Cascaded intrusion detection system using machine learning

Abstract

Cybercrime is becoming an increasing concern these days. In response to the growing cyberthreat, various intrusion detection systems have been developed and proposed to detect anomalies. However, most detection systems suffer from some common issues, such as a high number of false positives that cause regular behaviors to be detected as intrusions, as well as the system’s excessive complexity. Many single classifier models have accuracy issues since they are unable to detect certain anomalies caused by the attack’s polymorphic and zero-day behavior. The signature-based intrusion detection system (SIDS) is unable to identify zero-day intrusions. On the other side, the anomaly-based intrusion detection system (AIDS) generates a significant number of false-positive alarms.

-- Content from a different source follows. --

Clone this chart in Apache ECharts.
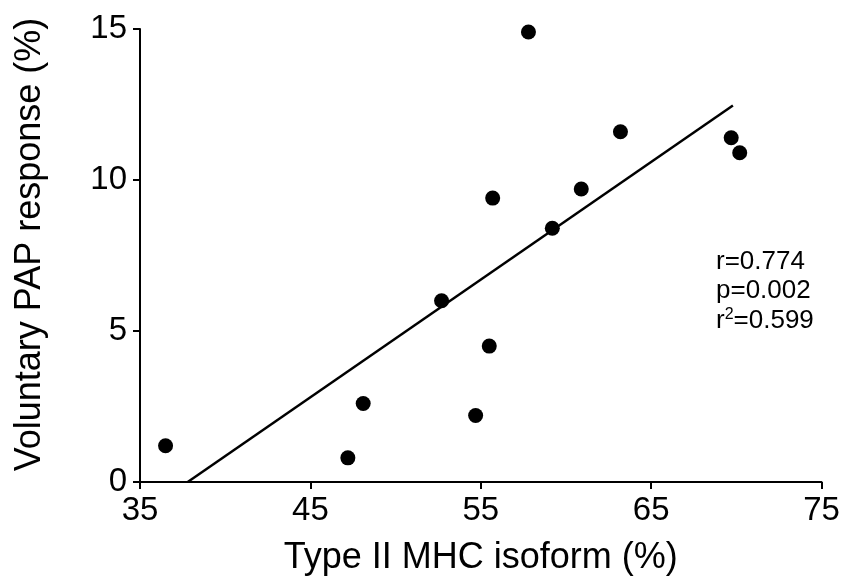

In this research, a cascaded intrusion detection system (CIDS) is proposed by combining the one-class support vector machine (OC-SVM)-based AIDS and the decision tree-based SIDS. OC-SVM is used in conjunction with the newly built Distance-Based Intrusion Classification System (DICS). SIDS that use decision trees can discover and classify anomalies. Because OC-SVM is a binary classifier, the intrusion type is determined by DICS. The suggested method aims to detect both popular and well-known zero-day attacks, as well as their type. The CIDS is evaluated using publicly available benchmark datasets, such as the Knowledge Discovery in Databases (KDD) Cup 1999 and the NSL-KDD dataset. The results of the proposed study show that CIDS outperformed both traditional SIDS and AIDS in terms of performance. Both anomalies and their types are detected with high accuracy.